Смех — это заклятье вины субъективности, но той временной приостановкой прав, о которой он заявляет; указывает он и на нечто, лежащее за пределами коллизии. Он предвещает путь к родине. Тоска по родине высвобождает ту авантюру, посредством которой субъективность, протоистория которой даётся «Одиссеей», выскальзывает из праисторического мира. В том, что понятие родины противостоит мифу, который фашисты хотели бы лживо перелицевать в родину, и заключается глубочайшая парадоксальность эпопеи. В ней находит своё выражение историческая память, которой оседлость, предпосылка любой родины, учреждается в качестве преемницы номадической эпохи. И если непоколебимый порядок собственности, который даётся оседлостью, является основой отчуждения человека, которым порождается любая ностальгия и тоска по утраченному первобытному состоянию, то, тем не менее, всё же именно оседлость и прочная собственность, в условиях которой лишь и образуется понятие родины, являются тем, на что обращена любая тоска и любая ностальгия.

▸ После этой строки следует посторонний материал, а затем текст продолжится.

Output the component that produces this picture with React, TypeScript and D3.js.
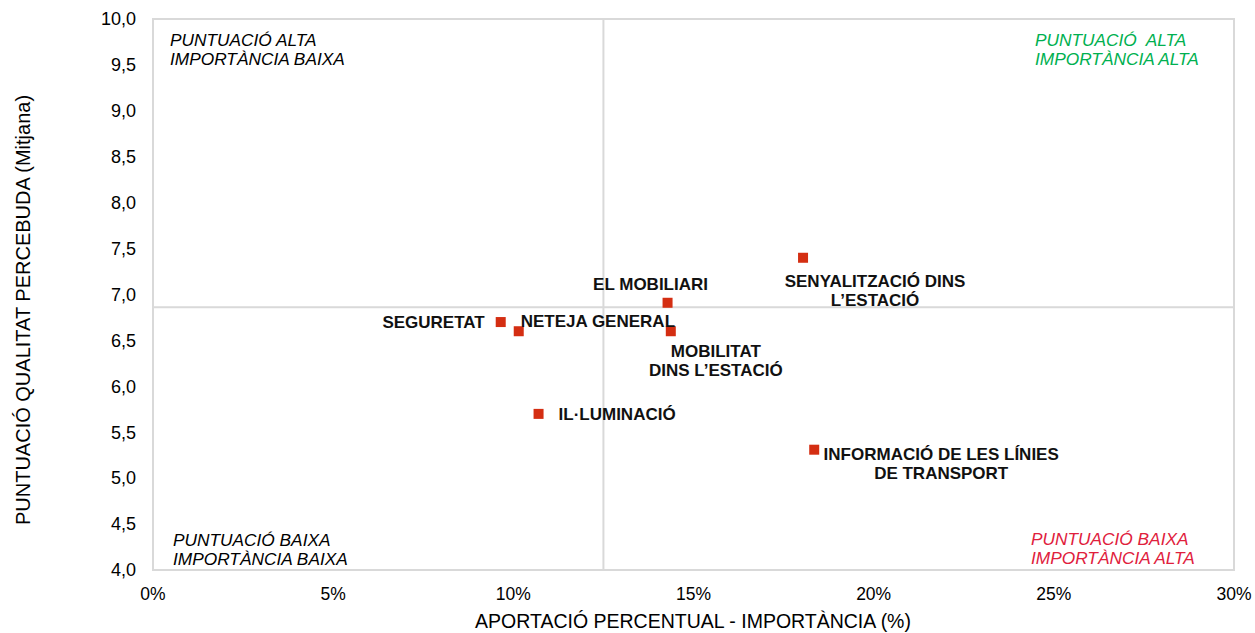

Дефиниция Новалиса, в соответствии с которой вся философия есть ностальгия, правомерна лишь постольку, поскольку эта ностальгия не поглощается фантазмами утерянной древности, но представляет себе родину, саму природу в качестве сперва отнятой силой у мифа. Родина — это в-выскользнутости-бытие. Поэтому упрёк в том, что гомеровские сказания «возносятся над землёй», является порукой их истинности. «Они обращаются к человечеству» [95]
. Пересадка мифов в роман так, как она осуществляется в приключенческом повествовании, не столько фальсифицирует их, сколько увлекает миф во временной поток, тем самым раскрывая бездну, которая отделяет его от родины и примирения. Ужасна та месть, на которую цивилизацией обрекается первобытный мир, и в этой мести, наиомерзительнейшее свидетельство которой встречается у Гомера в отчёте об изувечивании пастуха Меланфия, она уподобляется самому этому первобытному миру. То, благодаря чему она возвышается над ним, никоим образом не есть содержание рассказанных деяний. Это — самоосознавание, позволяющее прервать насилие в момент рассказа. Сама речь, язык в противоположность мифическому пению — вот что является законом гомеровского выскользновения. Вовсе не случайно им вновь и вновь вводится в качестве рассказчика ускользающий герой. Лишь холодная дистанция рассказа, который даже об ужасном повествует так, как если бы оно было предназначено для развлечения, позволяет в то же время выявить себя тому ужасу, который в песнопении торжественно сплетался с судьбой. Но приостановка насилия в речи является в то же время и цезурой, превращением рассказанного в нечто давным-давно прошедшее, благодаря чему просверкивает тот отблеск свободы, который цивилизации с той поры уже более не удалось полностью погасить.В XXII песне «Одиссеи» описано наказание, которому повелевает подвергнуть неверных служанок, впавших в гетеризм, сын островного владыки. С невозмутимым хладнокровием, по своей бесчеловечности сравнимом разве что с impassibilite великих рассказчиков девятнадцатого столетия, изображена тут участь казнимых, невыразительно уподобляемая смерти птиц в сетях, что сопровождается тем безмолвием, оцепенелость которого представляет собой подлинный остаток всякой речи. Им завершается строфа, повествующая, что повешенные друг подле друга «немного подергав ногами, все разом утихли» [96]
. С тщательностью, от которой веет холодом анатомирования и вивисекции [97], ведётся тут рассказчиком протокол конвульсий казнимых, низвергаемых во имя правопорядка и законности в тот мир, откуда невредимым возвратился их судия Одиссей. Рак бюргер, размышляющий о казни, Гомер утешает и себя и своих слушателей, являющихся, собственно говоря, читателями, уверенно констатируя, что это длилось недолго, всего лишь одно мгновение — и все было кончено.[98]Однако после этого «не долго» останавливается внутренний поток повествования. Не долго? — вопрошает жест рассказчика и уличает свою безучастность во лжи. Приостанавливая повествование, жест этот препятствует тому, чтобы казнённые были забыты, и раскрывает неизъяснимую бесконечную муку той единственной секунды, в течение которой служанки борются со смертью. В качестве эхо от Не Долго не остаётся ничего, кроме Quo usque tandem, оскверняемого позднее как ни в чём не бывало риторами, тем самым приписывавшими самим себе снисходительность. В рассказе об этом злодеянии, однако, надежда связана с тем, что это случилось уже давным-давно.
Для конфликта праисторических времён, варварства и культуры у Гомера имеется утешительная присказка-памятование: В некотором царстве, в некотором государстве жили-были… Лишь как роман превращается эпос в сказку.